Single by Soundgarden

from the album Superunknown
- B-side: "Like Suicide" (acoustic); "Kickstand" (live);
- Released: April 18, 1994
- Studio: Bad Animals (Seattle, Washington)
- Genre: Grunge
- Length: 5:19
- Label: A&M
- Songwriter: Chris Cornell
- Producers: Michael Beinhorn; Soundgarden;

Soundgarden singles chronology
| "Spoonman" (1994) | "The Day I Tried to Live" (1994) | "Black Hole Sun" (1994) |

Music video
- "The Day I Tried to Live" on YouTube

= The Day I Tried to Live =

1994 single by Soundgarden

"The Day I Tried to Live" is a song by American rock band Soundgarden. Written by frontman Chris Cornell, "The Day I Tried to Live" was released in April 1994 as the second single from the band's fourth studio album, Superunknown (1994). The song peaked at number 13 on the Billboard Album Rock Tracks chart and number 25 on the Modern Rock Tracks chart. The song was included on Soundgarden's 1997 greatest hits album, A-Sides.

==Composition==
"The Day I Tried to Live" was written by frontman Chris Cornell. The guitar tuning, as with many Soundgarden songs, is unorthodox: E-E-B-B-B-B (from lowest to highest string). The song has a dissonant atmosphere and is also notable for its changing time signatures. For much of the song, there is a cycle of one measure of 7/4, then two of 4/4. Guitarist Kim Thayil has said that Soundgarden usually did not consider the time signature of a song until after the band had written it, and said that the use of odd meters was "a total accident."

==Lyrics==
Cornell on "The Day I Tried to Live":

It's about trying to step out of being patterned and closed off and reclusive, which I've always had a problem with. It's about attempting to be normal and just go out and be around other people and hang out. I have a tendency to sometimes be pretty closed off and not see people for long periods of time and not call anyone. It's actually, in a way, a hopeful song. Especially the lines "One more time around/Might do it", which is basically saying, 'I tried today to understand and belong and get along with other people, and I failed, but I'll probably try again tomorrow.' A lot of people misinterpreted that song as a suicide-note song. Taking the word "live" too literally. "The Day I Tried to Live" means more like the day I actually tried to open up myself and experience everything that's going on around me as opposed to blowing it all off and hiding in a cave.
— Chris Cornell

==Release and reception==
"The Day I Tried to Live" was released as a single in 1994, but was rather underpromoted when compared to "Spoonman" or "Black Hole Sun" from the same album. The song peaked at number 13 on the Billboard Mainstream Rock Tracks chart and number 25 on the Billboard Modern Rock Tracks chart. Outside the United States, the single was released in Spain and the United Kingdom. In Canada, "The Day I Tried to Live" charted on the Alternative Top 30 chart, where it peaked at number 27 and stayed there for two weeks.

==Music video==
The music video for "The Day I Tried to Live" was directed by Matt Mahurin. The video features a man apparently dressed as a hospital patient floating around a bedroom and appearing alone and dazed in various city scenes. It also features the band performing the song in a boiler room. After the first chorus, the band members are shown with their instruments ablaze. The video was released in April 1994. The video is available on the CD-ROM Alive in the Superunknown.

==Cover versions==
"The Day I Tried to Live" was covered by Between the Buried and Me on the band's 2006 covers album, The Anatomy Of.
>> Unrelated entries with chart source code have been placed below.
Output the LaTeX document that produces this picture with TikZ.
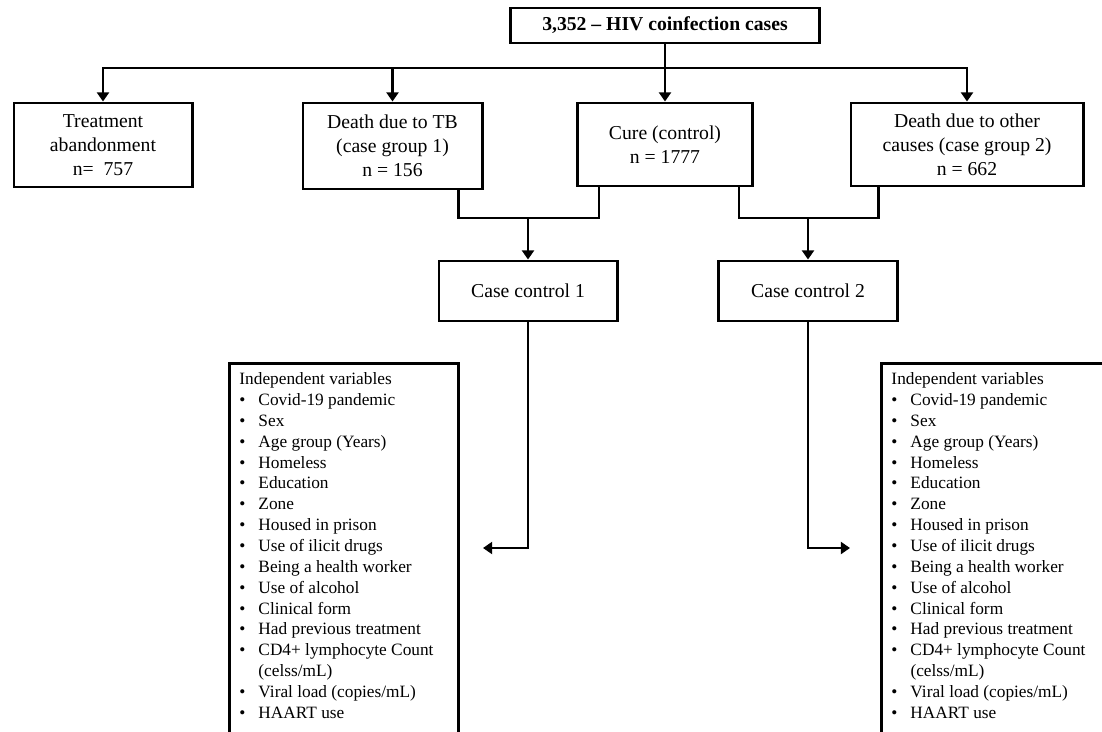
\documentclass[tikz,border=0pt]{standalone}
\usepackage{fontspec}
\setmainfont{Liberation Serif}
\usetikzlibrary{arrows.meta}

\newcommand{\vitem}[1]{\makebox[0.475cm][l]{\textbullet}#1\\}
\newcommand{\varlist}{%
\parbox[t][9.4cm][t]{5.225cm}{\fontsize{12.3}{14.83}\selectfont
Independent variables\\
\vitem{Covid-19 pandemic}
\vitem{Sex}
\vitem{Age group (Years)}
\vitem{Homeless}
\vitem{Education}
\vitem{Zone}
\vitem{Housed in prison}
\vitem{Use of ilicit drugs}
\vitem{Being a health worker}
\vitem{Use of alcohol}
\vitem{Clinical form}
\vitem{Had previous treatment}
\vitem{CD4+ lymphocyte Count}
\hspace*{0.475cm}(celss/mL)\\
\vitem{Viral load (copies/mL)}
\makebox[0.475cm][l]{\textbullet}HAART use}}

\begin{document}
\begin{tikzpicture}[x=0.025cm, y=-0.025cm,
		box/.style={draw, line width=2.1pt, align=center, inner sep=0pt,
			font=\fontsize{14}{17}\selectfont},
		varbox/.style={draw, line width=2.1pt, anchor=north west,
			inner xsep=0.25cm, inner ysep=0.23cm},
		conn/.style={line width=2.1pt},
		arr/.style={conn, -{Triangle[length=6.5pt, width=8.5pt]}}]

		\useasboundingbox (0,0) rectangle (1102,731);
		\clip (0,0) rectangle (1102,731);

		\node [box, minimum width=7.7cm, minimum height=0.875cm, font=\fontsize{14}{17}\selectfont\bfseries]
			(total) at (665,25.5) {3,352 -- HIV coinfection cases};

		\node [box, minimum width=4.45cm, minimum height=2.1cm] (aband) at (103,145)
			{Treatment\\abandonment\\n=~ 757};
		\node [box, minimum width=4.475cm, minimum height=2.15cm] (deathtb) at (392.5,146)
			{Death due to TB\\(case group 1)\\n = 156};
		\node [box, minimum width=4.375cm, minimum height=2.075cm] (cure) at (665,144.5)
			{Cure (control)\\n = 1777};
		\node [box, minimum width=5.8cm, minimum height=2.075cm] (deathoth) at (967,144.5)
			{Death due to other\\causes (case group 2)\\n = 662};

		\node [box, minimum width=4.45cm, minimum height=1.5cm] (cc1) at (528,291) {Case control 1};
		\node [box, minimum width=4.475cm, minimum height=1.5cm] (cc2) at (808,291) {Case control 2};

		\node [varbox] (vars1) at (228,362) {\varlist};
		\node [varbox] (vars2) at (880,362) {\varlist};

		\coordinate (hl) at (665,68);
		\coordinate (jn1) at (528,218);
		\coordinate (jn2) at (808,218);
		\coordinate (in1) at (483,548);
		\coordinate (in2) at (850,548);

		\draw [arr] (total) -- (cure);
		\draw [arr] (hl) -| (aband.north);
		\draw [arr] (hl) -| (deathoth.north);
		\draw [arr] (deathtb.north |- hl) -- (deathtb.north);

		\draw [conn] ([xshift=-0.625cm]deathtb.south east) |- (jn1) -| ([xshift=0.575cm]cure.south west);
		\draw [conn] ([xshift=-0.375cm]cure.south east) |- (jn2) -| ([xshift=0.725cm]deathoth.south west);
		\draw [arr] (jn1) -- (cc1.north);
		\draw [arr] (jn2) -- (cc2.north);

		\draw [arr] (cc1.south) |- (in1);
		\draw [arr] (cc2.south) |- (in2);

		\end{tikzpicture}
\end{document}
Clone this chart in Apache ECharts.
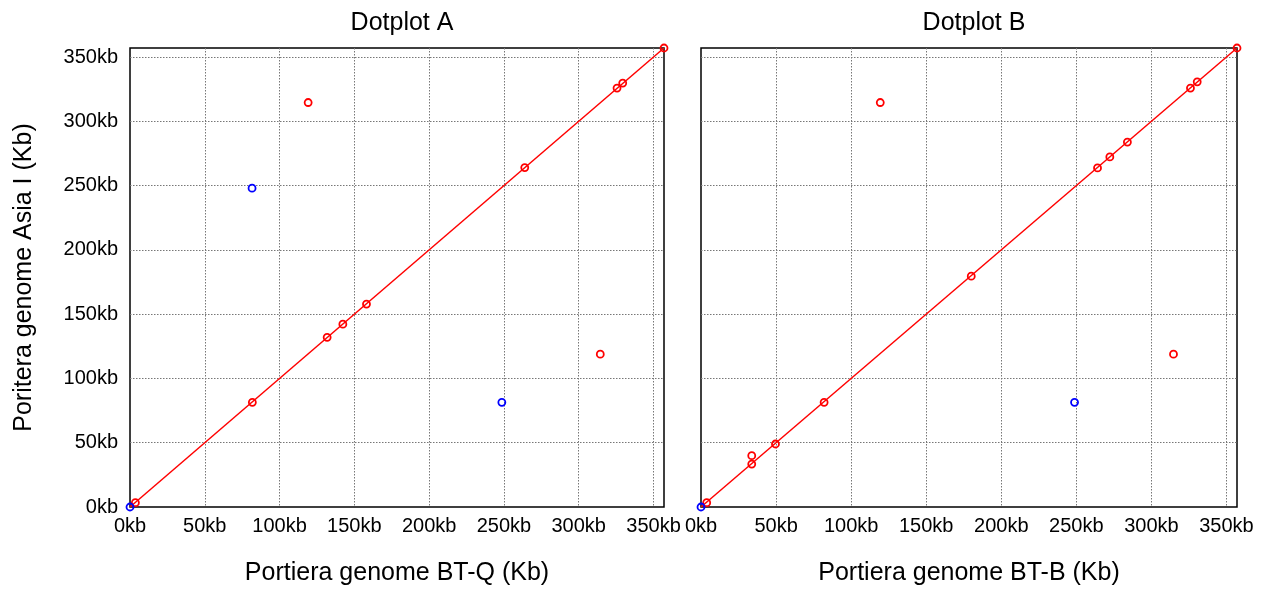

The song was also covered by American rock band Sevendust on their thirteenth studio album, Blood & Stone (2020).

==Track listing==
All songs were written by Chris Cornell.

UK 7-inch vinyl and cassette
1. "The Day I Tried to Live" – 5:20
2. "Like Suicide" (acoustic) – 6:12

==Charts==

| Chart (1994–1995) | Peak position |
|---|---|
| Canada Rock/Alternative (RPM) | 27 |
| UK Singles (Official Charts) | 42 |
| US Mainstream Rock (Billboard) | 13 |
| US Alternative Airplay (Billboard) | 25 |

==Certifications==

| Region | Certification | Certified units/sales |
| New Zealand (RMNZ) | Gold | 15,000^{‡} |
^{‡} Sales+streaming figures based on certification alone.